L'ancien « cocalero » plaide pour une dépénalisation internationale
de la feuille de coca. Proche de Cuba et de l'ancien président vénézuélien Hugo
Chávez, il fait de Washington son principal ennemi, nouant des alliances avec
l'Iran, la Russie et la Chine.
« Marié
à la Bolivie »
« Nous
avons lutté et lutté contre l'Empire nord-américain. Le peuple est anticolonial,
le peuple est anti-impérialiste, le peuple est anticapitaliste »,
clame-t-il, plaidant pour « la libération de tout le peuple bolivien ».
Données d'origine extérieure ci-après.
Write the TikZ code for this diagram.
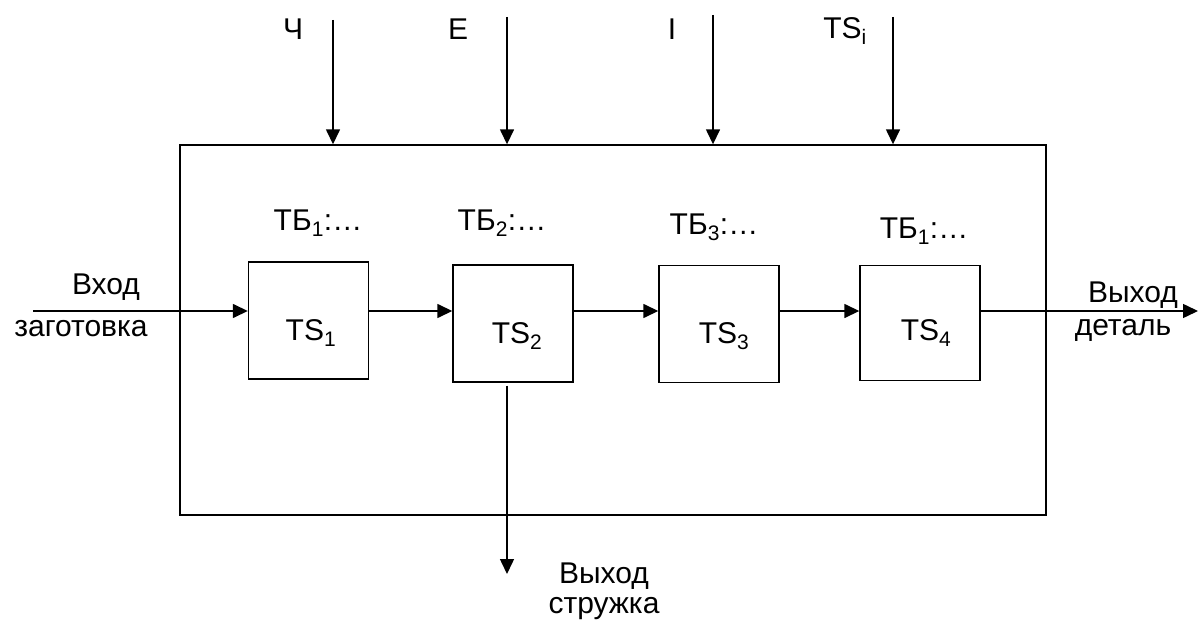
\documentclass[tikz,border=0pt]{standalone}
\usepackage{fontspec}
\setmainfont{Liberation Sans}
\usetikzlibrary{arrows.meta}
\begin{document}
\begin{tikzpicture}[x=1pt,y=-1pt,
  box/.style={draw,line width=1.4pt,inner sep=0pt},
  lbl/.style={font=\fontsize{30}{33}\selectfont,inner sep=0pt},
  arr/.style={line width=1.5pt,-{Triangle[length=15pt,width=14pt]}}]
\useasboundingbox (0,0) rectangle (1198,628);
\node[box,minimum width=866pt,minimum height=370pt] (outer) at (613,330) {};
\node[box,minimum width=120pt,minimum height=117pt] (s1) at (308.5,320.5) {};
\node[lbl] (n1) at (311,333) {TS\textsubscript{1}};
\node[box,minimum width=120pt,minimum height=117pt] (s2) at (513,323.5) {};
\node[lbl] (n2) at (517,336) {TS\textsubscript{2}};
\node[box,minimum width=120pt,minimum height=117pt] (s3) at (719,324) {};
\node[lbl] (n3) at (724,336) {TS\textsubscript{3}};
\node[box,minimum width=120pt,minimum height=115pt] (s4) at (920,323) {};
\node[lbl] (n4) at (926,333) {TS\textsubscript{4}};
\node[lbl] (b1) at (318,223) {ТБ\textsubscript{1}:…};
\node[lbl] (b2) at (502,223) {ТБ\textsubscript{2}:…};
\node[lbl] (b3) at (714,227) {ТБ\textsubscript{3}:…};
\node[lbl] (b4) at (924,231) {ТБ\textsubscript{1}:…};
\node[lbl] (lch) at (293,29) {Ч};
\node[lbl] (le) at (458,29) {E};
\node[lbl] (li) at (672,29) {I};
\node[lbl] (lts) at (845,31) {TS\textsubscript{i}};
\node[lbl] (vin) at (106,287) {Вход};
\node[lbl] (zag) at (81,329) {заготовка};
\node[lbl] (vout) at (1133,295) {Выход};
\node[lbl] (det) at (1123,330) {деталь};
\node[lbl] (vout2) at (604,576) {Выход};
\node[lbl] (str) at (604,609) {стружка};
\coordinate (t1) at (333,20);
\coordinate (t2) at (507,17);
\coordinate (t3) at (713,15);
\coordinate (t4) at (893,17);
\coordinate (in) at (33,311);
\coordinate (out) at (1198,311);
\coordinate (chip) at (507,574);
\draw[arr] (t1) -- (t1 |- outer.north);
\draw[arr] (t2) -- (t2 |- outer.north);
\draw[arr] (t3) -- (t3 |- outer.north);
\draw[arr] (t4) -- (t4 |- outer.north);
\draw[arr] (in) -- (in -| s1.west);
\draw[arr] (s1.east |- in) -- (s2.west |- in);
\draw[arr] (s2.east |- in) -- (s3.west |- in);
\draw[arr] (s3.east |- in) -- (s4.west |- in);
\draw[arr] (s4.east |- in) -- (out);
\draw[arr] ([yshift=-3pt]chip |- s2.south) -- (chip);
\end{tikzpicture}
\end{document}
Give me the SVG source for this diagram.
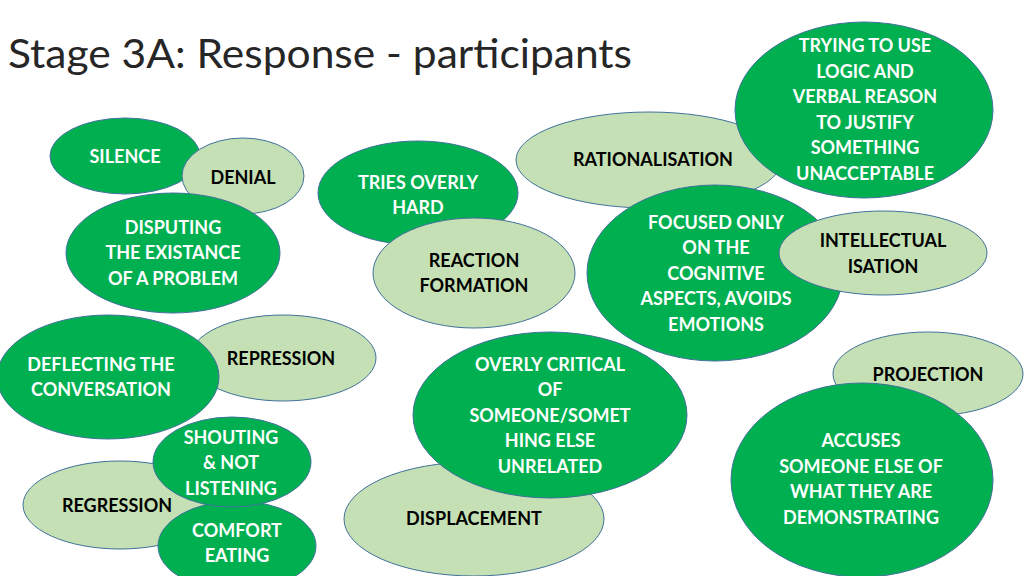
<svg xmlns="http://www.w3.org/2000/svg" width="1024" height="576" viewBox="0 0 1024 576">
<style>
.d{fill:#00B050;stroke:#41719C;stroke-width:1}
.l{fill:#C5E0B4;stroke:#41719C;stroke-width:1}
text{font-family:Lato,"Liberation Sans",sans-serif;font-weight:bold;font-size:18px;text-anchor:middle}
.w{fill:#FFFFFF}
.k{fill:#000000}
.title{font-family:Lato,"Liberation Sans",sans-serif;font-weight:normal;font-size:40px;text-anchor:start;fill:#262626}
</style>
<rect width="1024" height="576" fill="#FFFFFF"/>
<text class="title" x="8" y="68" textLength="624" lengthAdjust="spacingAndGlyphs">Stage 3A: Response - participants</text>
<g id="connectors"/>
<g id="silence"><ellipse class="d" cx="125" cy="156" rx="75" ry="38"/><text class="w" x="125" y="163">SILENCE</text></g>
<g id="denial"><ellipse class="l" cx="243" cy="176" rx="61" ry="38"/><text class="k" x="243" y="184">DENIAL</text></g>
<g id="disputing"><ellipse class="d" cx="173" cy="253" rx="107" ry="60"/><text class="w" x="173" y="234">DISPUTING</text><text class="w" x="173" y="259">THE EXISTANCE</text><text class="w" x="173" y="285">OF A PROBLEM</text></g>
<g id="tries"><ellipse class="d" cx="418" cy="193" rx="100" ry="52"/><text class="w" x="418" y="189">TRIES OVERLY</text><text class="w" x="418" y="214">HARD</text></g>
<g id="reaction"><ellipse class="l" cx="474" cy="273" rx="101" ry="55"/><text class="k" x="474" y="267">REACTION</text><text class="k" x="474" y="292">FORMATION</text></g>
<g id="rationalisation"><ellipse class="l" cx="649" cy="160" rx="133" ry="48"/><text class="k" x="653" y="166">RATIONALISATION</text></g>
<g id="trying"><ellipse class="d" cx="864" cy="110" rx="129" ry="88"/><text class="w" x="865" y="52">TRYING TO USE</text><text class="w" x="865" y="78">LOGIC AND</text><text class="w" x="865" y="103">VERBAL REASON</text><text class="w" x="865" y="129">TO JUSTIFY</text><text class="w" x="865" y="154">SOMETHING</text><text class="w" x="865" y="180">UNACCEPTABLE</text></g>
<g id="focused"><ellipse class="d" cx="715" cy="273" rx="128" ry="88"/><text class="w" x="716" y="229">FOCUSED ONLY</text><text class="w" x="716" y="254">ON THE</text><text class="w" x="716" y="280">COGNITIVE</text><text class="w" x="716" y="305">ASPECTS, AVOIDS</text><text class="w" x="716" y="331">EMOTIONS</text></g>
<g id="intellectualisation"><ellipse class="l" cx="883" cy="253" rx="104" ry="42"/><text class="k" x="883" y="247">INTELLECTUAL</text><text class="k" x="883" y="273">ISATION</text></g>
<g id="repression"><ellipse class="l" cx="283" cy="358" rx="93" ry="43"/><text class="k" x="281" y="365">REPRESSION</text></g>
<g id="deflecting"><ellipse class="d" cx="108" cy="377" rx="111" ry="62"/><text class="w" x="101" y="371">DEFLECTING THE</text><text class="w" x="101" y="396">CONVERSATION</text></g>
<g id="regression"><ellipse class="l" cx="120" cy="505" rx="97" ry="44"/><text class="k" x="117" y="512">REGRESSION</text></g>
<g id="comfort"><ellipse class="d" cx="237" cy="546" rx="79" ry="45"/><text class="w" x="237" y="537">COMFORT</text><text class="w" x="237" y="562">EATING</text></g>
<g id="shouting"><ellipse class="d" cx="232" cy="462" rx="79" ry="45"/><text class="w" x="231" y="444">SHOUTING</text><text class="w" x="231" y="469">&amp; NOT</text><text class="w" x="231" y="495">LISTENING</text></g>
<g id="displacement"><ellipse class="l" cx="474" cy="519" rx="130" ry="57"/><text class="k" x="474" y="525">DISPLACEMENT</text></g>
<g id="overly"><ellipse class="d" cx="550" cy="415" rx="137" ry="83"/><text class="w" x="550" y="371">OVERLY CRITICAL</text><text class="w" x="550" y="396">OF</text><text class="w" x="550" y="422">SOMEONE/SOMET</text><text class="w" x="550" y="447">HING ELSE</text><text class="w" x="550" y="473">UNRELATED</text></g>
<g id="projection"><ellipse class="l" cx="928" cy="374" rx="95" ry="42"/><text class="k" x="928" y="381">PROJECTION</text></g>
<g id="accuses"><ellipse class="d" cx="862" cy="480" rx="131" ry="97"/><text class="w" x="861" y="447">ACCUSES</text><text class="w" x="861" y="473">SOMEONE ELSE OF</text><text class="w" x="861" y="498">WHAT THEY ARE</text><text class="w" x="861" y="524">DEMONSTRATING</text></g>
</svg>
Il est réélu en 2009 avec 64 % de votes. Âgé de 54 ans, il est le plus ancien
président en exercice d'Amérique latine. Infatigable, il donne des rendez-vous
de travail dès 5 heures du matin et sillonne constamment le pays, pouvant avoir
en un jour jusqu'à cinq meetings en différents endroits. « Nous avons une
énorme responsabilité, celle de continuer à améliorer l'économie, et continuer
à réduire l'extrême pauvreté et la pauvreté », dit-il. Ce n'est pas sans
satisfaction qu'il relevait récemment que « cette année, trois pays
d'Amérique latine nous ont demandé qu'on leur prête de l'argent ». Sans
les nommer, Evo Morales confiait sa « fierté » : « Avant, nous
étions un pays de mendiants ».
Discret
sur sa vie privée, on le sait père célibataire de deux grands enfants de mères
différentes. « Je suis marié à la Bolivie », assure ce passionné de
football, d'ailleurs recruté cette saison comme numéro 10 par le club local des
Sport Boys. Ses adversaires l'accusent de ne pas être parvenu à endiguer
l'insécurité, le trafic de drogue ou la corruption. Lui, qui pense qu'il ne
faut pas rester au pouvoir après 60 ans, mais a bénéficié d'une interprétation
contestée de la Constitution pour briguer un troisième mandat, rêve d'ouvrir un
restaurant un jour.
Source : Lepoint.fr 13-10-2014
(*) - Titre original : « Bolivie,
Evo Morales réélu pour un troisième mandat »
Nous ne pouvons qu'être heureux pour le peuple bolivien qui a su faire confiance à un de ses fils plutôt que de se dire qu'il ne pouvait rien contre l'homme blanc.